After cleaning the house, shoveling snow off the driveway, and driving to town to cover the Beautification Committee meeting for a newspaper article, I receive a call. “Can you get to the school to interview the Superintendent about Common Core testing in the classroom?”

I check the time, do some mental math, and answer, “Okay.”

My movement shifts up a gear. If I’m going to get to the school Superintendent, I need to get my information quicker. No chit-chatting. Not a simple task at the Beautification meeting where committee members are agreeably pleasant to talk to.

They even have cookies and coffee, however I rarely eat while working. Some people insist I eat until I point out that eating and interviewing don’t mix well. It’s not only difficult to talk with my mouth full, its uncouth.

They understand, but they still offer me cookies and coffee.

And, when my plans changed, so did my routine of declining to imbibe in refreshments.

I knew I’d need some energy to get through the next job of interviewing the school Superintendent. So, I asked, “Can I have a brownie?”

Of course, came a resounding answer. “Take some for the road.”

I did.

While driving to the school and eating brownies, I thought about humanity’s demand for energy. I want energy, not only for my body but for my vehicle and house Billions of people in the world are wanting energy of some kind, calories, electric, oil, solar, hydro.
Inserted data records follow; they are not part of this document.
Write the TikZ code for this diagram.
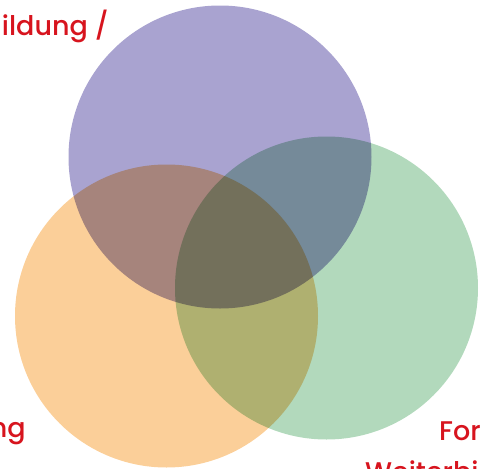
\documentclass[tikz,border=0pt]{standalone}
\usepackage{fontspec}
\setmainfont{Poppins}
\newfontfamily\lblfont{Poppins Medium}
\usepackage{xcolor}
\usepackage{tikz}

\definecolor{setpurple}{HTML}{A9A3D0}
\definecolor{setorange}{HTML}{FBCF99}
\definecolor{setgreen}{HTML}{B2D9BC}
\definecolor{labelred}{HTML}{D7141E}

\tikzset{
  set/.style={circle, minimum size=303pt, inner sep=0pt},
  lbl/.style={text=labelred, font=\lblfont\fontsize{27}{41}\selectfont, inner sep=0pt}
}

\begin{document}
\begin{tikzpicture}[x=1pt, y=-1pt]
  \useasboundingbox (0,0) rectangle (480,469);
  \clip (0,0) rectangle (480,469);

  \begin{scope}[blend group=multiply]
    \node[set, fill=setpurple]  (ausb)  at (220,157)   {};
    \node[set, fill=setgreen]   (weit)  at (326.5,288) {};
    \node[set, fill=setorange]  (forsch) at (166.5,316) {};
  \end{scope}

  \node[lbl, anchor=base east]  (ltop)  at (109,35)  {ildung /};
  \node[lbl, anchor=base east]  (lleft) at (26,437)  {ng};
  \node[lbl, anchor=base west]  (lright) at (439,440) {For};
  \node[lbl, anchor=base west]  (lright2) at (365,481) {Weiterbi};
\end{tikzpicture}
\end{document}
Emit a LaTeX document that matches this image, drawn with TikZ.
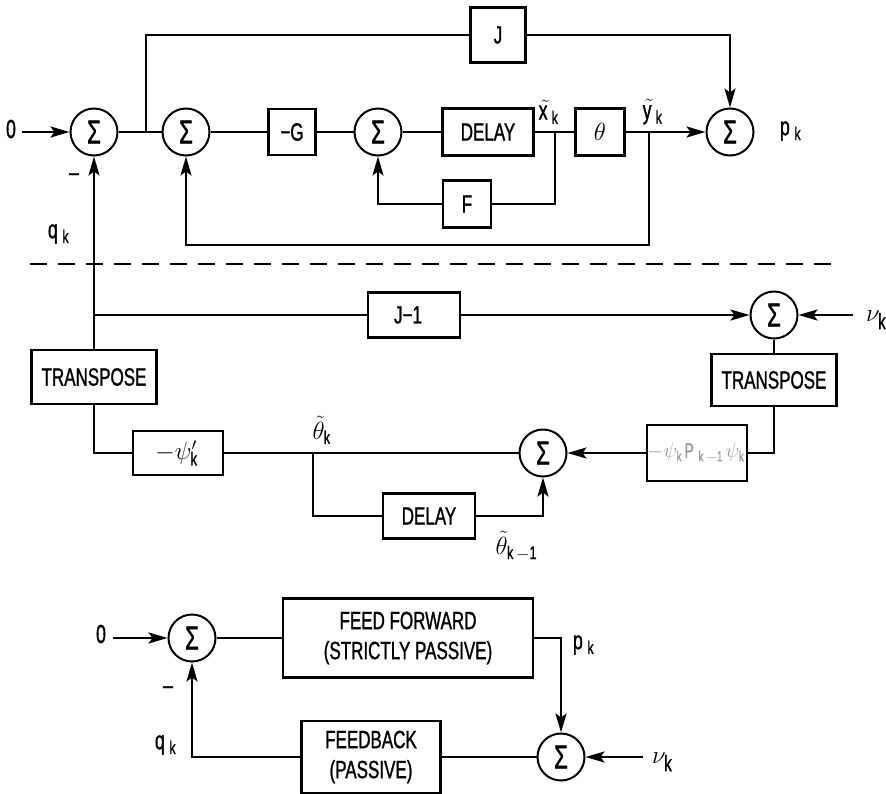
\documentclass[tikz,border=0pt]{standalone}
\usepackage{fontspec}
\setmainfont{Liberation Sans}[FakeStretch=0.68,FakeBold=1.1]
\usetikzlibrary{arrows.meta}
\tikzset{
  wire/.style={line width=2.4pt},
  arr/.style={wire,-{Stealth[length=19pt,width=11pt,inset=4pt]}},
  sumnode/.style={circle,draw,line width=2pt,minimum size=47pt,inner sep=0pt,font=\fontsize{33}{35}\selectfont},
  blk/.style={draw,line width=2.4pt,inner sep=0pt,font=\fontsize{25}{30}\selectfont,align=center},
  lbl/.style={font=\fontsize{26}{28}\selectfont,inner sep=0pt},
}
\begin{document}
\begin{tikzpicture}[x=1pt,y=-1pt]
\useasboundingbox (0,0) rectangle (886,793);
% ---------------- top part ----------------
\node[sumnode] (s1) at (94,132) {Σ};
\node[sumnode] (s2) at (186,132) {Σ};
\node[blk,minimum width=47pt,minimum height=46pt] (G) at (292,132) {−G};
\node[sumnode] (s3) at (378,132) {Σ};
\node[blk,minimum width=91pt,minimum height=47pt] (D1) at (488,132) {DELAY};
\node[blk,minimum width=49pt,minimum height=47pt,font=\fontsize{28}{30}\selectfont] (TH) at (600,132) {$\theta$};
\node[sumnode] (s4) at (730,132) {Σ};
\node[blk,minimum width=55pt,minimum height=55pt] (J) at (498,35) {J};
\node[blk,minimum width=48pt,minimum height=47pt] (F) at (467,204) {F};
\coordinate (in1) at (22,132);
\coordinate (jt) at (146,132);
\coordinate (jx) at (555,132);
\coordinate (jy) at (649,132);
\coordinate (fb) at (649,245);
\node[lbl] (z1) at (11,129) {0};
\draw[arr] (in1) -- (s1.west);
\draw[wire] (s1.east) -- (s2.west);
\draw[wire] (jt) |- (J.west);
\draw[arr] (J.east) -| (s4.north);
\draw[wire] (s2.east) -- (G.west);
\draw[wire] (G.east) -- (s3.west);
\draw[wire] (s3.east) -- (D1.west);
\draw[wire] (D1.east) -- (TH.west);
\draw[arr] (TH.east) -- (s4.west);
\draw[wire] (jx) |- (F.east);
\draw[arr] (F.west) -| (s3.south);
\draw[arr] (jy) -- (fb) -| (s2.south);
\node[lbl] (lx) at (550,112) {$\tilde{\mathrm{x}}_{\mathrm{k}}$};
\node[lbl] (ly) at (654,112) {$\tilde{\mathrm{y}}_{\mathrm{k}}$};
\node[lbl] (lp1) at (792,131) {$\mathrm{p}_{\mathrm{k}}$};
\node[lbl] (lq1) at (60,234) {$\mathrm{q}_{\mathrm{k}}$};
\node[lbl] (m1) at (74,177) {–};
% dashed separator
\draw[line width=1.8pt,dash pattern=on 17pt off 11pt] (30,264) -- (832,264);
% ---------------- middle part ----------------
\node[sumnode] (s5) at (774,315) {Σ};
\node[blk,minimum width=125pt,minimum height=54pt] (T1) at (94,377) {TRANSPOSE};
\node[blk,minimum width=92pt,minimum height=45pt] (J1) at (414,315) {J−1\hspace*{12pt}};
\node[blk,minimum width=125pt,minimum height=52pt] (T2) at (774,380) {TRANSPOSE};
\node[blk,minimum width=93pt,minimum height=56pt,text=black!40,font=\fontsize{21}{24}\selectfont] (PB) at (697,453) {$-\psi_{\mathrm{k}}\mathrm{P}_{\mathrm{k-1}}\psi_{\mathrm{k}}$};
\node[sumnode] (s6) at (543,453) {Σ};
\node[blk,minimum width=90pt,minimum height=44pt,font=\fontsize{27}{30}\selectfont] (PS) at (178,453) {$-\psi'_{\mathrm{k}}$};
\node[blk,minimum width=92pt,minimum height=45pt] (D2) at (429,516) {DELAY};
\coordinate (jm) at (94,315);
\coordinate (nu1) at (853,315);
\coordinate (jth) at (313,453);
\draw[arr] (T1.north) -- (s1.south);
\draw[wire] (jm) -- (J1.west);
\draw[arr] (J1.east) -- (s5.west);
\draw[arr] (nu1) -- (s5.east);
\draw[wire] (s5.south) -- (T2.north);
\draw[wire] (T2.south) |- (PB.east);
\draw[arr] (PB.west) -- (s6.east);
\draw[wire] (s6.west) -- (PS.east);
\draw[wire] (T1.south) |- (PS.west);
\draw[wire] (jth) |- (D2.west);
\draw[arr] (D2.east) -| (s6.south);
\node[lbl,font=\fontsize{32}{34}\selectfont] (lnu1) at (878,320) {$\nu_{\mathrm{k}}$};
\node[lbl,font=\fontsize{26}{28}\selectfont] (lth) at (323,430) {$\tilde{\theta}_{\mathrm{k}}$};
\node[lbl,font=\fontsize{26}{28}\selectfont] (lth1) at (518,546) {$\tilde{\theta}_{\mathrm{k-1}}$};
% ---------------- bottom part ----------------
\node[sumnode] (s7) at (192,638) {Σ};
\node[blk,minimum width=250pt,minimum height=79pt] (FF) at (408,638) {FEED FORWARD\\(STRICTLY PASSIVE)};
\node[sumnode] (s8) at (561,757) {Σ};
\node[blk,minimum width=139pt,minimum height=72pt] (FBK) at (371,757) {FEEDBACK\\(PASSIVE)};
\coordinate (in2) at (113,638);
\coordinate (nu2) at (643,757);
\node[lbl] (z2) at (101,634) {0};
\draw[arr] (in2) -- (s7.west);
\draw[wire] (s7.east) -- (FF.west);
\draw[arr] (FF.east) -| (s8.north);
\draw[arr] (nu2) -- (s8.east);
\draw[wire] (s8.west) -- (FBK.east);
\draw[arr] (FBK.west) -| (s7.south);
\node[lbl] (lp2) at (585,645) {$\mathrm{p}_{\mathrm{k}}$};
\node[lbl,font=\fontsize{32}{34}\selectfont] (lnu2) at (664,762) {$\nu_{\mathrm{k}}$};
\node[lbl] (lq2) at (167,745) {$\mathrm{q}_{\mathrm{k}}$};
\node[lbl] (m2) at (168,690) {–};
\end{tikzpicture}
\end{document}
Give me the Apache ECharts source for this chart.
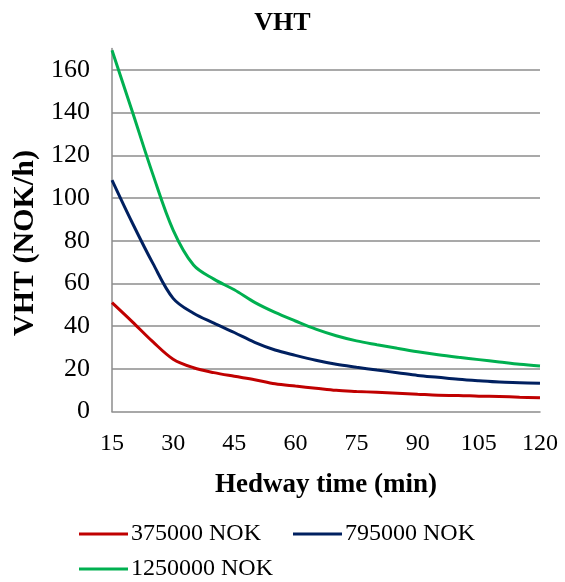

My neighbor, an electronic engineer, recently told me that he believed the single greatest invention of the 20th century was the transistor.

Transistors replaced bulky vacuum tubes, used to amplify weak currents, or energy.

Electron Man said, “Cheryl, the transistor was invented or the phenomena was discovered, which ever way you see it, in 1949 by Bell Labs and received a Nobel Prize. We started seeing transistor radios in the mid to late 60’s. We couldn’t have gone to the moon in 1969 without it, as vacuum tubes are too heavy, fragile, require too much power and too much space. We simply didn’t have the rocket technology to move that much mass until the transistor.”

A transistor is a semiconductor device used to amplify and switch electronic signals and electrical power.

Electron Man explained, “The amount of energy we use today is a fraction of what we would use without semiconductors also. I’m building circuits that use microamps with .000001 amps, and nanoamps with 0.000000001 amps. A vacuum tube uses up to several amps, that’s a magnitude of one million to one billion times more energy required for tubes!”

He added, “We advanced to large scale integration, or LSI, which is many transistors in a very small package and that enabled home computers, printers, the internet, satellites, cell phones, tablets, LED TV’s, etc., etc. We would not have photo voltaic modules or electronic fuel injection in cars, LED lighting or compact CFL’s without the transistor.”

So, we not only demand energy, but we can use that energy efficiently and wisely.

I’ve learned this with food. My body functions better when I eat healthy foods. I also drive a car that gets good gas mileage.

This got me to thinking about spiritual energy.

Spiritual energy helps me get through those times when I don’t have brownies, or when I need good ideas in order to be productive during the day. Where does spiritual energy come from?

Spirit. God. It can never run out. It won’t crash. Spirit is infinite.

From 21st Century Science and Health.

“Divine energy unites everyone’s consciousness to God, the one immortal Spirit.

“Caffeine and other related stimulants aren’t equal to truth when you need energy or inspiration.

“It is proverbial that Mother Teresa,[1] and other philanthropists engaged in humanitarian work have been able to undergo, without weariness and danger, that which ordinary people could not endure. The explanation lies in the support which they derived from the divine law, supreme to the human law. The spiritual demand crushes the material demand, and supplies not only energy but also endurance, which surpasses all other aid.

“Let us feel the divine energy of Spirit, bringing us into newness of life and recognizing no human or material power as able to destroy.”

[1] Mother Teresa (1910–1997) Albanian Roman Catholic nun.